= Communication for Development =

Communication model

Communication for Development (C4D) is all the different types of communication that need to take place in societies if sustainable democratic development is to occur.

The approach to Communication for Development (C4D) has evolved over the years. Initially developed after World War II as a tool for diffusion of ideas, communication initiatives primarily involved a one-way transmission of information from the sender to the receiver. This includes large-scale media campaigns, social marketing, dissemination of printed materials, and 'education-entertainment'. Since then, C4D has broadened to incorporate interpersonal communication: face-to-face communication that can either be one-on-one or in small groups. This came alongside the general push for more participatory approaches to development and greater representation of voices from the South. The belief is that while mass media allows for the learning of new ideas, interpersonal networks encourage the shift from knowledge to continued practice.

Communication for development has thus come to be seen as a way to amplify voice, facilitate meaningful participation, and foster social change. The 2006 World Congress on Communication for Development defined C4D as a social process based on dialogue using a broad range of tools and methods. It is also about seeking change at different levels including listening, building trust, sharing knowledge and skills, building policies, debating and learning for sustained and meaningful change. Such two-way, horizontal approaches to communication include public hearings, debates, deliberations and stakeholder consultations, participatory radio and video, community-based theatre and story-telling, and web forums.

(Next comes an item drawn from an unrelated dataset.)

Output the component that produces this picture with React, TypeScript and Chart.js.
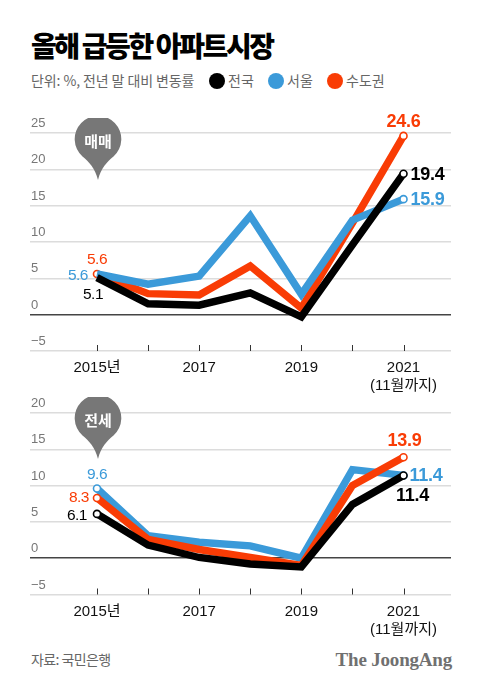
import React, { useEffect, useRef } from "react";
import { Chart, registerables } from "chart.js";

Chart.register(...registerables);

const years = [2015, 2016, 2017, 2018, 2019, 2020, 2021];
const labelledYears: Record<number, string | string[]> = {
  2015: "2015년",
  2017: "2017",
  2019: "2019",
  2021: ["2021", "(11월까지)"],
};

const saleNation = [5.1, 1.5, 1.3, 3.0, -0.3, 9.6, 19.4];
const saleSeoul = [5.6, 4.2, 5.3, 13.6, 2.8, 13.0, 15.9];
const saleMetro = [5.6, 2.9, 2.7, 6.7, 0.9, 12.6, 24.6];

const rentNation = [6.1, 1.8, 0.1, -0.8, -1.2, 7.4, 11.4];
const rentMetro = [8.3, 2.6, 1.2, 0.1, -1.0, 10.0, 13.9];
const rentSeoul = [9.6, 3.1, 2.2, 1.7, 0.0, 12.2, 11.4];

const saleTicks = [-5, 0, 5, 10, 15, 20, 25];
const rentTicks = [-5, 0, 5, 10, 15, 20];

const BLACK = "#000000";
const BLUE = "#3b9ad9";
const RED = "#f93c05";
const FONT = '"Liberation Sans", "Noto Sans CJK KR", sans-serif';
const KFONT = '"Noto Sans CJK KR", sans-serif';

type Note = { ds: number; i: number; text: string; dx: number; dy: number; align: CanvasTextAlign; size: number; bold: boolean };

const saleNotes: Note[] = [
  { ds: 2, i: 6, text: "24.6", dx: 0, dy: -14, align: "center", size: 18, bold: true },
  { ds: 0, i: 6, text: "19.4", dx: 7, dy: 1, align: "left", size: 18, bold: true },
  { ds: 1, i: 6, text: "15.9", dx: 7, dy: 1, align: "left", size: 18, bold: true },
  { ds: 2, i: 0, text: "5.6", dx: 0, dy: -14, align: "center", size: 15.5, bold: false },
  { ds: 1, i: 0, text: "5.6", dx: -9, dy: 2, align: "right", size: 15.5, bold: false },
  { ds: 0, i: 0, text: "5.1", dx: -4, dy: 17, align: "center", size: 15.5, bold: false },
];
const rentNotes: Note[] = [
  { ds: 1, i: 6, text: "13.9", dx: 1, dy: -16, align: "center", size: 18, bold: true },
  { ds: 2, i: 6, text: "11.4", dx: 6, dy: 1, align: "left", size: 18, bold: true },
  { ds: 0, i: 6, text: "11.4", dx: 9, dy: 21, align: "center", size: 18, bold: true },
  { ds: 2, i: 0, text: "9.6", dx: 0, dy: -14, align: "center", size: 15.5, bold: false },
  { ds: 1, i: 0, text: "8.3", dx: -8, dy: 0, align: "right", size: 15.5, bold: false },
  { ds: 0, i: 0, text: "6.1", dx: -10, dy: 2, align: "right", size: 15.5, bold: false },
];

const overlay = (notes: Note[]) => ({
  id: "overlay",
  afterDatasetsDraw(chart: any) {
    const { ctx, scales, chartArea } = chart;
    ctx.save();
    ctx.strokeStyle = "#333333";
    ctx.lineWidth = 1;
    years.forEach((yr) => {
      const x = Math.round(scales.x.getPixelForValue(yr)) + 0.5;
      ctx.beginPath();
      ctx.moveTo(x, chartArea.bottom - 6);
      ctx.lineTo(x, chartArea.bottom);
      ctx.stroke();
    });
    ctx.textBaseline = "middle";
    notes.forEach((n) => {
      const ds = chart.data.datasets[n.ds];
      const x = scales.x.getPixelForValue(years[n.i]);
      const y = scales.y.getPixelForValue(ds.data[n.i].y);
      ctx.font = `${n.bold ? "bold " : ""}${n.size}px ${FONT}`;
      ctx.letterSpacing = n.bold ? "-0.3px" : "-0.5px";
      ctx.fillStyle = ds.borderColor;
      ctx.textAlign = n.align;
      ctx.fillText(n.text, x + n.dx, y + n.dy);
    });
    ctx.restore();
  },
});

const line = (label: string, values: number[], color: string, firstDot = true) => ({
  label,
  data: values.map((y, i) => ({ x: years[i], y })),
  borderColor: color,
  backgroundColor: color,
  borderWidth: 7.4,
  borderJoinStyle: "miter" as const,
  borderCapStyle: "butt" as const,
  tension: 0,
  clip: false,
  pointRadius: values.map((_, i) => ((i === 0 && firstDot) || i === values.length - 1 ? 3.5 : 0)),
  pointBackgroundColor: "#ffffff",
  pointBorderColor: color,
  pointBorderWidth: 1.6,
});

function makeChart(
  canvas: HTMLCanvasElement,
  datasets: any[],
  ticks: number[],
  notes: Note[],
  topPad: number,
  xHeight: number
) {
  return new Chart(canvas, {
    type: "line",
    data: { datasets },
    plugins: [overlay(notes)],
    options: {
      animation: false,
      responsive: false,
      layout: { padding: { left: 30, right: 29, top: topPad, bottom: 0 } },
      plugins: { legend: { display: false }, tooltip: { enabled: false } },
      scales: {
        x: {
          type: "linear",
          min: 2015 - 67 / 51.1,
          max: 2021 + 47.5 / 51.1,
          afterFit: (s: any) => {
            s.height = xHeight;
          },
          afterBuildTicks: (s: any) => {
            s.ticks = years.map((value) => ({ value }));
          },
          grid: { display: false },
          border: { display: false },
          ticks: {
            autoSkip: false,
            maxRotation: 0,
            padding: 0,
            color: "#111111",
            font: { family: FONT, size: 15, lineHeight: 1.2 },
            callback: (v: any) => labelledYears[v as number] ?? "",
          },
        },
        y: {
          min: ticks[0],
          max: ticks[ticks.length - 1],
          afterFit: (s: any) => {
            s.width = 0;
          },
          afterBuildTicks: (s: any) => {
            s.ticks = ticks.map((value) => ({ value }));
          },
          border: { display: false },
          grid: {
            drawTicks: false,
            color: (c: any) => (c.tick?.value === 0 ? "#444444" : "#dcdcdc"),
            lineWidth: 1.5,
          },
          ticks: {
            mirror: true,
            padding: 1,
            labelOffset: -9.5,
            color: "#777777",
            font: { family: FONT, size: 13 },
            callback: (v: any) => (Number(v) < 0 ? "−" + Math.abs(Number(v)) : String(v)),
          },
        },
      },
    } as any,
  });
}

const Pin = ({ top, text }: { top: number; text: string }) => (
  <svg style={{ position: "absolute", left: 70, top, width: 56, height: 66 }} viewBox="0 0 56 66">
    <path d="M28 62 C25 50 19 44 12.5 38.5 A23.3 23.3 0 1 1 43.5 38.5 C37 44 31 50 28 62 Z" fill="#777777" />
    <text x="28" y="29" textAnchor="middle" fill="#ffffff" fontFamily={KFONT} fontWeight={700} fontSize="15">
      {text}
    </text>
  </svg>
);

const abs = (left: number, top: number, extra: React.CSSProperties = {}): React.CSSProperties => ({
  position: "absolute",
  left,
  top,
  whiteSpace: "nowrap",
  fontFamily: KFONT,
  lineHeight: "20px",
  ...extra,
});

const Dot = ({ x, color }: { x: number; color: string }) => (
  <div style={{ position: "absolute", left: x - 8, top: 73, width: 16, height: 16, borderRadius: 8, background: color }} />
);

export default function App() {
  const saleRef = useRef<HTMLCanvasElement>(null);
  const rentRef = useRef<HTMLCanvasElement>(null);

  useEffect(() => {
    const a = makeChart(
      saleRef.current!,
      [line("전국", saleNation, BLACK, false), line("서울", saleSeoul, BLUE, false), line("수도권", saleMetro, RED)],
      saleTicks,
      saleNotes,
      33,
      44
    );
    const b = makeChart(
      rentRef.current!,
      [line("전국", rentNation, BLACK), line("수도권", rentMetro, RED), line("서울", rentSeoul, BLUE)],
      rentTicks,
      rentNotes,
      18,
      45.5
    );
    return () => {
      a.destroy();
      b.destroy();
    };
  }, []);

  const gray = "#666666";
  return (
    <div style={{ position: "absolute", left: 0, top: 0, width: 480, height: 689, background: "#fff", overflow: "hidden" }}>
      <div style={abs(31, 29, { fontSize: 28, fontWeight: 900, color: "#000", letterSpacing: -2.4, lineHeight: "32px" })}>
        올해 급등한 아파트시장
      </div>
      <div style={abs(31, 70, { fontSize: 14, color: gray, letterSpacing: -0.1 })}>단위: %, 전년 말 대비 변동률</div>
      <Dot x={217} color={BLACK} />
      <div style={abs(228, 70, { fontSize: 14, color: gray })}>전국</div>
      <Dot x={276} color={BLUE} />
      <div style={abs(287, 70, { fontSize: 14, color: gray })}>서울</div>
      <Dot x={335} color={RED} />
      <div style={abs(346, 70, { fontSize: 14, color: gray })}>수도권</div>

      <canvas ref={saleRef} width={480} height={295} style={{ position: "absolute", left: 0, top: 100, width: 480, height: 295 }} />
      <canvas ref={rentRef} width={480} height={245} style={{ position: "absolute", left: 0, top: 395, width: 480, height: 245 }} />

      <Pin top={118} text="매매" />
      <Pin top={397} text="전세" />

      <div style={abs(31, 649, { fontSize: 14, color: gray, letterSpacing: -0.6 })}>자료: 국민은행</div>
      <div
        style={abs(0, 650, {
          left: "auto",
          right: 28,
          fontFamily: '"Liberation Serif", serif',
          fontWeight: 700,
          fontSize: 19,
          color: "#707070",
          letterSpacing: -0.2,
        })}
      >
        The JoongAng
      </div>
    </div>
  );
}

It encompasses access to and exchange of information, dialogue, creation of knowledge and open access to knowledge, development communication, strategic communication, participatory communication, expressive culture, media, information and communications infrastructure and technologies.

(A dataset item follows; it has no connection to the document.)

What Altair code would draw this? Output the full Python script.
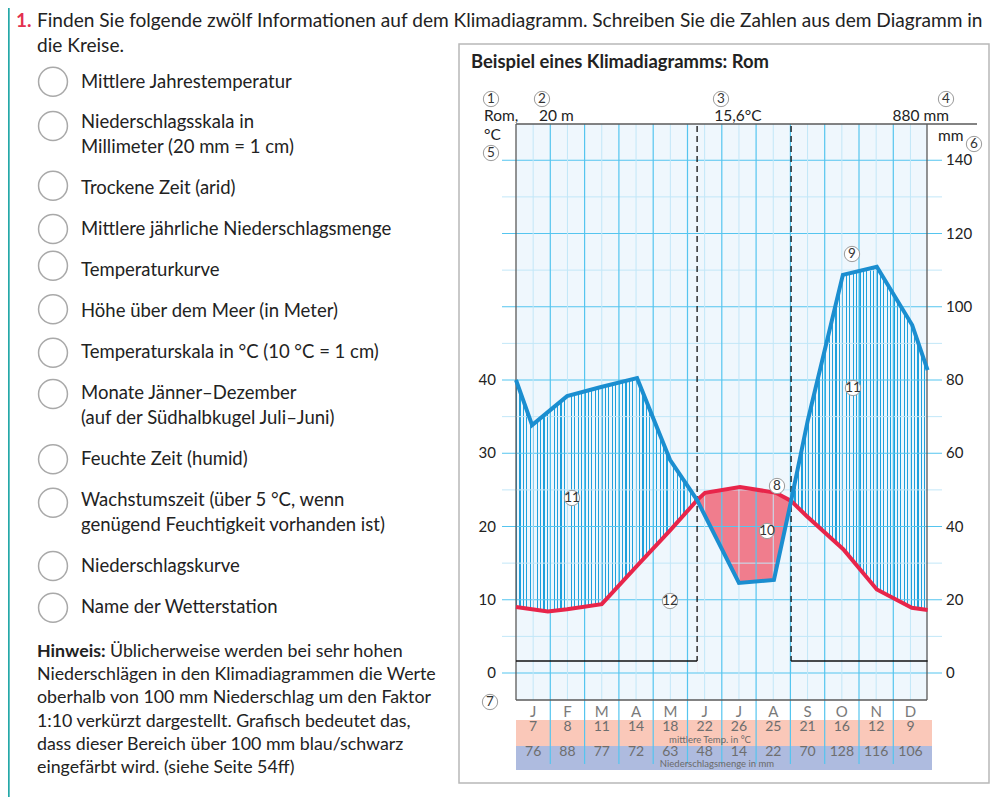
import altair as alt
import pandas as pd

# ---------------- data ----------------
months = ["J", "F", "M", "A", "M", "J", "J", "A", "S", "O", "N", "D"]
temp_table = [7, 8, 11, 14, 18, 22, 26, 25, 21, 16, 12, 9]
precip_table = [76, 88, 77, 72, 63, 48, 14, 22, 70, 128, 116, 106]

# temperature curve as drawn (position in months from 1 Jan, degC)
temp_pos = [0.0, 0.93, 1.49, 2.50, 3.52, 4.50, 5.28, 5.51, 6.53, 7.58, 8.02, 8.48, 9.54, 10.52, 11.54, 12.0]
temp_val = [9.0, 8.4, 8.7, 9.4, 14.6, 19.5, 23.6, 24.6, 25.4, 24.6, 23.5, 21.4, 16.9, 11.4, 8.9, 8.6]
# precipitation curve as drawn (position in months, mm)
prec_pos = [0.0, 0.47, 1.49, 2.48, 3.53, 4.49, 5.28, 6.50, 7.52, 8.02, 8.51, 9.53, 10.52, 11.55, 12.0]
prec_val = [80.0, 67.7, 75.6, 78.1, 80.5, 58.2, 47.2, 24.6, 25.4, 47.0, 69.1, 108.7, 110.9, 95.0, 82.7]

arid_from = 5.28
arid_to = 8.02

temp_labels = [0, 10, 20, 30, 40]
prec_labels = [0, 20, 40, 60, 80, 100, 120, 140]
grid_major = [0, 10, 20, 30, 40, 50, 60, 70]
grid_minor = [5, 15, 25, 35, 45, 55, 65]

station = "Rom,"
altitude = "20 m"
mean_temp = "15,6°C"
annual_prec = "880 mm"

# ---------------- layout ----------------
OX, OY = 8, 8
W, H = 982, 789
M0 = 516 - OX
MW = 34.3
T0 = 673 - OY
TU = 7.325
XS = alt.Scale(domain=[-M0 / MW, (W - M0) / MW], nice=False, zero=False)
YS = alt.Scale(domain=[(T0 - H) / TU, T0 / TU], nice=False, zero=False)
FONT = "Lato"

BOX = "#eff7fd"
BLUE = "#1b8ed0"
HATCH = "#1ea0dc"
RED = "#e8254a"
PINK = "#f07d8d"
GRID = "#55c5ef"
GRID_L = "#c2e7f8"


def P(v):
    return v - OX


def Q(v):
    return v - OY


def xs(field):
    return alt.X(field, type="quantitative", scale=XS, axis=None)


def ys(field):
    return alt.Y(field, type="quantitative", scale=YS, axis=None)


def texts(rows, size, color="#222", weight="normal", align="left"):
    df = pd.DataFrame(rows, columns=["x", "y", "text"])
    df["x"] = df["x"] - OX
    df["y"] = df["y"] - OY
    return alt.Chart(df).mark_text(
        align=align, baseline="middle", fontSize=size, color=color,
        fontWeight=weight, font=FONT
    ).encode(
        x=alt.X("x:Q", scale=None, axis=None),
        y=alt.Y("y:Q", scale=None, axis=None),
        text="text:N",
    )


def rects(rows, **kw):
    df = pd.DataFrame(rows, columns=["x", "x2", "y", "y2"])
    for c in ["x", "x2"]:
        df[c] = df[c] - OX
    for c in ["y", "y2"]:
        df[c] = df[c] - OY
    return alt.Chart(df).mark_rect(**kw).encode(
        x=alt.X("x:Q", scale=None, axis=None), x2="x2:Q",
        y=alt.Y("y:Q", scale=None, axis=None), y2="y2:Q",
    )


def rules(rows, **kw):
    df = pd.DataFrame(rows, columns=["x", "x2", "y", "y2"])
    for c in ["x", "x2"]:
        df[c] = df[c] - OX
    for c in ["y", "y2"]:
        df[c] = df[c] - OY
    return alt.Chart(df).mark_rule(**kw).encode(
        x=alt.X("x:Q", scale=None, axis=None), x2="x2:Q",
        y=alt.Y("y:Q", scale=None, axis=None), y2="y2:Q",
    )


def hatch(width_px, period=3.43, line=1.2):
    n = int(round(width_px / period))
    stops = []
    for i in range(n):
        a = i / n
        b = (i + line / period) / n
        stops += [
            {"offset": a, "color": BOX}, {"offset": a, "color": HATCH},
            {"offset": b, "color": HATCH}, {"offset": b, "color": BOX},
        ]
    stops.append({"offset": 1, "color": BOX})
    return {"gradient": "linear", "x1": 0, "x2": 1, "y1": 0, "y2": 0, "stops": stops}


temp_df = pd.DataFrame({"m": temp_pos, "t": temp_val})
prec_df = pd.DataFrame({"m": prec_pos, "mm": prec_val})
eps = 1e-6

tbase = alt.Chart(temp_df)
pbase = alt.Chart(prec_df).transform_calculate(t="datum.mm / 2")

layers = []

# page frame and teal margin line
layers.append(rects([(459, 989, 44, 783)], fillOpacity=0, stroke="#b8b8b8", strokeWidth=1.5))
layers.append(rules([(8.8, 8.8, 0, 805)], color="#25a8a8", strokeWidth=1.8))

# chart box fill and table bands
layers.append(rects([(516, 927, 124, 700)], color=BOX))
layers.append(rects([(516, 932, 720, 746)], color="#fac8b9"))
layers.append(rects([(516, 932, 746, 770)], color="#aebbdf"))

# humid hatching (between temp curve and precipitation curve)
layers.append(pbase.transform_filter(f"datum.m <= {arid_from + eps}").mark_area(
    color=hatch(arid_from * MW)).encode(x=xs("m"), y=ys("t"), y2=alt.datum(0)))
layers.append(pbase.transform_filter(f"datum.m >= {arid_to - eps}").mark_area(
    color=hatch((12 - arid_to) * MW)).encode(x=xs("m"), y=ys("t"), y2=alt.datum(0)))
# arid area
layers.append(tbase.transform_filter(
    f"datum.m >= {arid_from - eps} && datum.m <= {arid_to + eps}").mark_area(
    color=PINK).encode(x=xs("m"), y=ys("t"), y2=alt.datum(0)))
# masks below the lower curve
layers.append(tbase.transform_filter(f"datum.m <= {arid_from + eps}").mark_area(
    color=BOX).encode(x=xs("m"), y=ys("t"), y2=alt.datum(0)))
layers.append(tbase.transform_filter(f"datum.m >= {arid_to - eps}").mark_area(
    color=BOX).encode(x=xs("m"), y=ys("t"), y2=alt.datum(0)))
layers.append(pbase.transform_filter(
    f"datum.m >= {arid_from - eps} && datum.m <= {arid_to + eps}").mark_area(
    color=BOX).encode(x=xs("m"), y=ys("t"), y2=alt.datum(0)))

# grid lines
layers.append(alt.Chart(pd.DataFrame({"t": grid_minor})).mark_rule(color=GRID_L, strokeWidth=1).encode(
    y=ys("t"), x=alt.value(P(502)), x2=alt.value(P(942))))
layers.append(alt.Chart(pd.DataFrame({"t": grid_major})).mark_rule(color=GRID, strokeWidth=1.2).encode(
    y=ys("t"), x=alt.value(P(502)), x2=alt.value(P(942))))
layers.append(alt.Chart(pd.DataFrame({"m": [i + 0.5 for i in range(12)]})).mark_rule(
    color=GRID_L, strokeWidth=1).encode(x=xs("m"), y=alt.value(Q(124)), y2=alt.value(Q(700))))
layers.append(alt.Chart(pd.DataFrame({"m": list(range(1, 12))})).mark_rule(
    color=GRID, strokeWidth=1.2).encode(x=xs("m"), y=alt.value(Q(124)), y2=alt.value(Q(764))))

# box border and header line
layers.append(rules([(516, 516, 124, 700), (927, 927, 124, 700), (516, 927, 700, 700),
                     (516, 977, 124, 124)], color="#5a5a5a", strokeWidth=1.3))

# arid boundaries and humid bars
layers.append(alt.Chart(pd.DataFrame({"m": [arid_from, arid_to]})).mark_rule(
    color="#111", strokeWidth=1.3, strokeDash=[6, 4]).encode(
    x=xs("m"), y=alt.value(Q(126)), y2=alt.value(Q(661))))
layers.append(alt.Chart(pd.DataFrame({"m": [0, arid_to], "m2": [arid_from, 12]})).mark_rule(
    color="#111", strokeWidth=1.4).encode(x=xs("m"), x2="m2:Q", y=alt.value(Q(661))))

# curves
layers.append(tbase.mark_line(color=RED, strokeWidth=4).encode(x=xs("m"), y=ys("t")))
layers.append(pbase.mark_line(color=BLUE, strokeWidth=4).encode(x=xs("m"), y=ys("t")))

# axis labels
layers.append(alt.Chart(pd.DataFrame({"t": temp_labels})).mark_text(
    align="right", baseline="middle", fontSize=15, color="#222", font=FONT).encode(
    y=ys("t"), x=alt.value(P(496)), text="t:Q"))
layers.append(alt.Chart(pd.DataFrame({"mm": prec_labels})).transform_calculate(
    t="datum.mm / 2").mark_text(
    align="left", baseline="middle", fontSize=15, color="#222", font=FONT).encode(
    y=ys("t"), x=alt.value(P(946)), text="mm:Q"))

# month letters and table values
mdf = pd.DataFrame({"m": [i + 0.5 for i in range(12)], "mon": months,
                    "tt": temp_table, "pp": precip_table})
layers.append(alt.Chart(mdf).mark_text(baseline="middle", fontSize=15, color="#7a7a7a", font=FONT).encode(
    x=xs("m"), y=alt.value(Q(712)), text="mon:N"))
layers.append(alt.Chart(mdf).mark_text(baseline="middle", fontSize=14, color="#6e6e6e", font=FONT).encode(
    x=xs("m"), y=alt.value(Q(727)), text="tt:Q"))
layers.append(alt.Chart(mdf).mark_text(baseline="middle", fontSize=14, color="#6e6e6e", font=FONT).encode(
    x=xs("m"), y=alt.value(Q(752)), text="pp:Q"))
layers.append(texts([(710, 740, "mittlere Temp. in °C"), (717, 764, "Niederschlagsmenge in mm")],
                    9.5, color="#6a6a6a", align="center"))

# header texts of the diagram
layers.append(texts([(471, 62, "Beispiel eines Klimadiagramms: Rom")], 18.4, weight="bold"))
layers.append(texts([(484, 116, station), (539, 116, altitude), (484, 135, "°C"), (938, 136, "mm")], 15.5))
layers.append(texts([(738, 116, mean_temp)], 15.5, align="center"))
layers.append(texts([(949, 116, annual_prec)], 15.5, align="right"))

# circles on the left list
item_circles = [81.7, 126, 185.7, 229, 265.7, 309.3, 352.7, 394, 459.3, 502.7, 566, 607.7]
cdf = pd.DataFrame({"x": [P(53)] * len(item_circles), "y": [Q(v) for v in item_circles]})
layers.append(alt.Chart(cdf).mark_point(shape="circle", filled=True, fill="white", stroke="#a9a9a9",
                                        strokeWidth=1.5, size=835, opacity=1).encode(
    x=alt.X("x:Q", scale=None, axis=None), y=alt.Y("y:Q", scale=None, axis=None)))

# small numbered circles
nums = [(491, 99, "1"), (542, 99, "2"), (721, 99, "3"), (946, 99, "4"), (491, 153, "5"),
        (974, 144, "6"), (490, 702, "7"), (777, 486, "8"), (852, 254, "9"), (767, 531, "10"),
        (572, 498, "11"), (853, 388, "11"), (670, 601, "12")]
ndf = pd.DataFrame(nums, columns=["x", "y", "text"])
ndf["x"] = ndf["x"] - OX
ndf["y"] = ndf["y"] - OY
layers.append(alt.Chart(ndf).mark_point(shape="circle", filled=True, fill="white", stroke="#9a9a9a",
                                        strokeWidth=1, size=235, opacity=1).encode(
    x=alt.X("x:Q", scale=None, axis=None), y=alt.Y("y:Q", scale=None, axis=None)))
layers.append(texts(nums, 13.5, color="#333", align="center"))

# left worksheet text
layers.append(texts([(16, 21, "1.")], 19, color="#e3304f", weight="bold"))
layers.append(texts([
    (37, 21, "Finden Sie folgende zwölf Informationen auf dem Klimadiagramm. Schreiben Sie die Zahlen aus dem Diagramm in"),
    (37, 46, "die Kreise."),
], 19.1))
layers.append(texts([
    (81, 82, "Mittlere Jahrestemperatur"),
    (81, 122, "Niederschlagsskala in"),
    (81, 147, "Millimeter (20 mm =  1 cm)"),
    (81, 188, "Trockene Zeit (arid)"),
    (81, 229, "Mittlere jährliche Niederschlagsmenge"),
    (81, 270, "Temperaturkurve"),
    (81, 311, "Höhe über dem Meer (in Meter)"),
    (81, 352, "Temperaturskala in °C (10 °C = 1 cm)"),
    (81, 393, "Monate Jänner–Dezember"),
    (81, 418, "(auf der Südhalbkugel Juli–Juni)"),
    (81, 459, "Feuchte Zeit (humid)"),
    (81, 500, "Wachstumszeit (über 5 °C, wenn"),
    (81, 525, "genügend Feuchtigkeit vorhanden ist)"),
    (81, 566, "Niederschlagskurve"),
    (81, 607, "Name der Wetterstation"),
], 18.5))
layers.append(texts([(37, 652, "Hinweis:")], 17.8, weight="bold"))
layers.append(texts([
    (110, 652, "Üblicherweise werden bei sehr hohen"),
    (37, 675, "Niederschlägen in den Klimadiagrammen die Werte"),
    (37, 698, "oberhalb von 100 mm Niederschlag um den Faktor"),
    (37, 722, "1:10 verkürzt dargestellt. Grafisch bedeutet das,"),
    (37, 745, "dass dieser Bereich über 100 mm blau/schwarz"),
    (37, 768, "eingefärbt wird. (siehe Seite 54ff)"),
], 17.8))

chart = alt.layer(*layers).properties(
    width=W, height=H, padding=0, autosize=alt.AutoSizeParams(type="none")
).configure_view(strokeWidth=0)

chart.save("out.html", embed_options={"renderer": "svg", "actions": False})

The growing interest in this sector led to the first World Congress on Communication for Development organized by the FAO ComDev Team, The World Bank and The Communication initiative in Rome, Italy, in October 2006.

Communication for Development is built around four axes:

The four axis of Communication for Development

1. Com4Prom: Communication for Promotion promotes development aid in donor countries to justify how and why development aid resources are spent.
2. Com4Imple: Communication for Implementation facilitates the implementation of development aid on developing countries by explaining development programmes to local populations.
3. Com4Power: Communication for Empowerment gives power to local population to report on the implementation of the development aid they receive from donor countries.
4. Com4Coord: Communication for Coordination allows donor entities to coordinate their activities on a global scale through a series of coordination tools and rules.

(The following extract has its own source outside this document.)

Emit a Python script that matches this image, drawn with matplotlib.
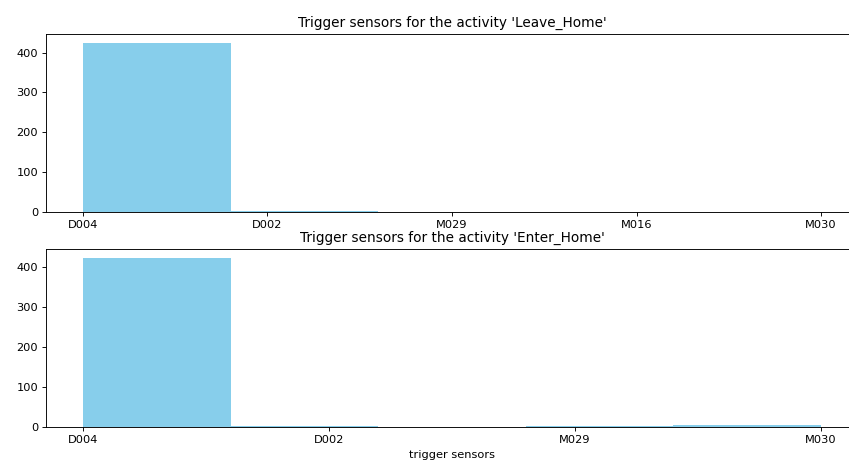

==Com4Prom: Promoting development aid in donor countries==

How to attract audiences to learn about development aid using positive news and success stories

Promotion of cooperation for development in donor countries aims to explain why and how aid programmes funds are spent in developing and emerging countries. The communication targets two audiences: the public at large concerned by general aspects of development and field actors concerned by technical aspects.

Communication strategists in charge of promoting general aspects of development aid among donor countries' citizens consider that Com 4 Prom requires "serious" formats to reach the audience to be produced by journalists and documentaries makers. News mainly focus on things that "go wrong", shaping information as catastrophic. On the other hand, documentaries, even if very interesting and shot with the highest standards, are too frequently tagged as "boring" by broadcasters and consequently pushed in the late hours of week days or early week-end TV grid's slots. Therefore, news create a negative image of development aid, made of tensions and disasters meanwhile documentaries are only seen by few already convinced TV viewers who know what the subject is about. The more people watch information on development aid, the more they feel that nothing changes over the years: the situation is catastrophic, no progress is made. Citizens are driven to despair and turn inactive. This lack of interest and participation facilitates the reduction of development public funding and brings less citizens' support to NGOs.

To reduce the missing link between donors and reality in the field, Com4Prom focuses on Positive Communication, showing successes and concrete results and using trendy and participatory formats that turn audiences into participatory citizens and active consumers. Participatory citizens support cooperation projects in developing countries and volunteer on NGOs' activities. They push governments to implement the 0.7% budget target for development and ask them to support, implement and respect international conventions through multilateral organisations. Active consumers care about their ethical and ecological print, supporting fair trade. They push corporate companies to implement and extend their corporate social responsibility programs.